M wie Milchprodukte: ich glaube, dies erfordert inzwischen keine Erklarungen mehr. Und ja, inzwischen erwische ich mich auch bei einem Glas Milch zum Mittagessen. Was soll's?

 

N wie noni: der Klassiker der finnischen Sprache insofern, dass es alles bedeuten kann. Je nach Intonation und Stimmlage reicht es von "Na dann mal los" bis "Das hast du jetzt nicht gesagt!". Eine kurze Suche auf Google reicht, um dazu mehr Beispiele zu finden.

 

O wie oho: das finnische Equivalent zu "Huch" und inzwischen Teil meines Standardvokabulars. Es ist lustig an sich selbst zu beobachten, wie man sich bestimmte Äußerungen, die man andauernd hört, unbewusst selbst aneignet.

 

P wie Projekt: ich habe lange nicht mehr berichtet, wie es mir dort so ergeht. Allgemein gesagt gab es ein paar Aufs und Abs, im Moment geht es wieder Richtung Auf. Dem möchte ich bald aber einen eigenen Post widmen. (Hat der da etwa gerade angekündigt, jetzt wieder regelmäßiger schreiben zu wollen?!)

 

R wie Reisen: selten habe ich so viele neue Städte und auch Länder gesehen wie im letzten halben Jahr: ich war in drei neuen Ländern (Finnland, Lettland, Estland) und habe eine noch viel größere Zahl an Städten bereist, in die ich zuvor keinen Fuß gesetzt hatte.
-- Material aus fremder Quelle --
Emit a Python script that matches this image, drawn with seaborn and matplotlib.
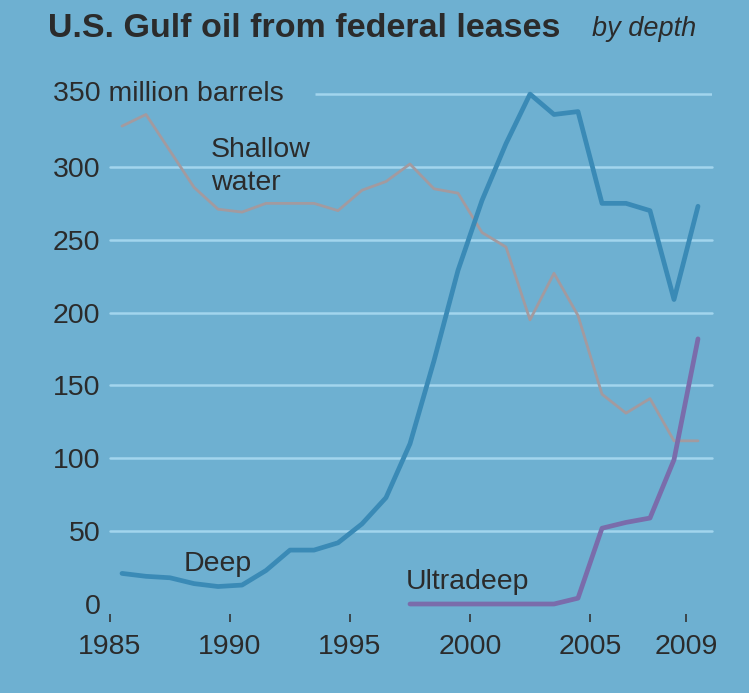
import numpy as np
import pandas as pd
import matplotlib
matplotlib.use("Agg")
import matplotlib.pyplot as plt
import matplotlib.transforms as mtransforms
import seaborn as sns

# ---- data (million barrels, by year) ----
years = list(range(1985, 2010))
shallow = [328, 336, 311, 286, 271, 269, 275, 275, 275, 270, 284, 290, 302, 285, 282,
           255, 245, 195, 227, 198, 144, 131, 141, 112, 112]
deep = [21, 19, 18, 14, 12, 13, 23, 37, 37, 42, 55, 73, 110, 167, 229,
        277, 316, 350, 336, 338, 275, 275, 270, 209, 273]
ultra_years = list(range(1997, 2010))
ultradeep = [0, 0, 0, 0, 0, 0, 0, 4, 52, 56, 59, 99, 182]

ytick_vals = [0, 50, 100, 150, 200, 250, 300]
grid_vals = [50, 100, 150, 200, 250, 300]
xtick_vals = [1985, 1990, 1995, 2000, 2005, 2009]

title = "U.S. Gulf oil from federal leases"
subtitle = "by depth"

bg = "#6eb0d1"
grid_c = "#a2d5ed"
deep_c = "#3a8ab6"
ultra_c = "#7a6cab"
shallow_c = "#a39a9f"
text_c = "#2b2b2b"

sns.set_theme(style="white")
plt.rcParams['font.family'] = ['Liberation Sans', 'DejaVu Sans']

FS = 20.5
W, H = 749, 693
fig = plt.figure(figsize=(W / 100, H / 100), dpi=100, facecolor=bg)

# axes placement (pixels)
x0_px, x1_px = 110, 712.4
y_top_px, y_bot_px = 86.8, 614.2
ax = fig.add_axes([x0_px / W, 1 - y_bot_px / H, (x1_px - x0_px) / W, (y_bot_px - y_top_px) / H])
ax.set_facecolor("none")
ax.set_xlim(1985, 2010.1)
ax.set_ylim(-7, 355)
for s in ax.spines.values():
    s.set_visible(False)

# gridlines
for v in grid_vals:
    ax.axhline(v, color=grid_c, lw=1.8, zorder=1)
ax.hlines(350, 1993.55, 2010.1, color=grid_c, lw=1.8, zorder=1)

df_main = pd.DataFrame({"x": np.array(years) + 0.5, "shallow": shallow, "deep": deep})
df_ultra = pd.DataFrame({"x": np.array(ultra_years) + 0.5, "ultradeep": ultradeep})

sns.lineplot(data=df_main, x="x", y="shallow", ax=ax, color=shallow_c, lw=2.0, zorder=3)
sns.lineplot(data=df_main, x="x", y="deep", ax=ax, color=deep_c, lw=3.4, zorder=4)
sns.lineplot(data=df_ultra, x="x", y="ultradeep", ax=ax, color=ultra_c, lw=3.4, zorder=5)
for ln in ax.lines:
    ln.set_clip_on(False)

ax.set_xlabel("")
ax.set_ylabel("")
ax.set_xticks(xtick_vals)
ax.set_xticklabels([str(v) for v in xtick_vals])
ax.set_yticks(ytick_vals)
ax.set_yticklabels([str(v) for v in ytick_vals])
ax.tick_params(axis="x", length=6, width=1.2, color="#333333", direction="out",
               pad=8, labelsize=FS, labelcolor=text_c, bottom=True)
ax.tick_params(axis="y", length=0, pad=7, labelsize=FS, labelcolor=text_c, left=False)

# 350 label
trans = mtransforms.blended_transform_factory(fig.transFigure, ax.transData)
ax.text(53 / W, 350, "350 million barrels", transform=trans, ha="left", va="center",
        fontsize=FS, color=text_c)

# series labels (figure pixel placement)
def ftext(xp, yp, s, **kw):
    fig.text(xp / W, 1 - yp / H, s, color=text_c, **kw)

ftext(211, 150, "Shallow", fontsize=FS, ha="left", va="center")
ftext(211, 183, "water", fontsize=FS, ha="left", va="center")
ftext(184, 564, "Deep", fontsize=FS, ha="left", va="center")
ftext(406, 582, "Ultradeep", fontsize=FS, ha="left", va="center")

# title
ftext(48, 37, title, fontsize=24.5, fontweight="bold", ha="left", va="baseline")
ftext(592, 36, subtitle, fontsize=19.5, style="italic", ha="left", va="baseline")

fig.savefig("out.png", dpi=100, facecolor=bg)
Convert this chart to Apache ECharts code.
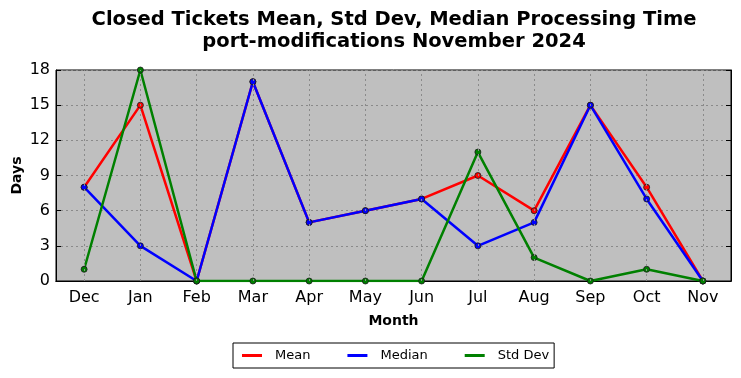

Und wenn ich an die Reisen denke, die mir noch bevorstehen, ist die Vorfreude schon gewaltig.

 

S wie Selbstständigkeit: dadurch, dass ich hier alleine wohne, bin ich definitiv selbstständiger geworden, was auch ein großer Wunsch meinerseits war. Man muss damit beginnen, den haushalt zu organisieren mit Einkaufen, Waschen und allem drum und dran. Sicherlich keine schlechte Lektion.

 

T wie teuer: hierzu brauche ich nicht viel zu sagen außer: es ist halt teuer. Ich muss aber sagen, dass ich mich an die Preise gewöhnt habe und es inzwischen so gemanaged kriege, dass es auch mit den Reisen oder eventuellen abendlichen Ausflügen nicht knapp wird.

 

W wie Winter: die letzten Wochen hatten wir eigentlich nur Minusgrade und der Schnee dachte gar nicht erst daran zu verschwinden. Und das finde ich auch ziemlich schön, muss ich sagen. Der finnische Winter gefällt mir, wenn wir ihn Helsinki auch in abgeschwächter Form haben. Oder gerade deshalb. Jedenfalls ist der liegenbleibende Schnee eine ständige Verbesserung der Laune und macht besonders die dunkelste Zeit, wenn kaum Sonne ist, erträglicher. Noch ist auch nicht in Sicht, dass ich ihm überdrüssig werden würde.

 

Y wie yö: dies ist das finnische Wort für Nacht. Seinen Platz hier hat es, weil ich es witzig finde und es ein schönes Beispiel ist für das fast absolute Fehlen jeglicher sprachverwandschaftlichen Nähe zum Deutschen oder irgendeiner Sprache aus Europa.

 

Z wie Zeit und zügig: beides fängt mit z an, was gut passt, da beide für mich Hand in Hand gehen. Das halbe Jahr ist sehr schnell rumgegangen und im Anbetracht dessen, was noch geplant ist, wird die zweie Hälfte mindestens genauso schnell vergehen.

 

 

Zum Schluss noch ein kleiner Ausblick: in einer Woche geht es wieder auf Reisen, wovon ich sicherlich nach Möglichkeit erzähen werde. Zusätzlich möchte ich noch einen Bericht von meinem Midterm-Seminar schreiben, das auch schon wieder ein paar Wochen her ist. Ich werde mir Mühe geben, dies die nächsten Tage hinzubekommen. Ansonsten bleibt mir noch zu sagen, dass ich mich sehr auf Jahreshälfte Nummer 2 freue und die Erfahrungen, die noch warten. Also dann: moikka!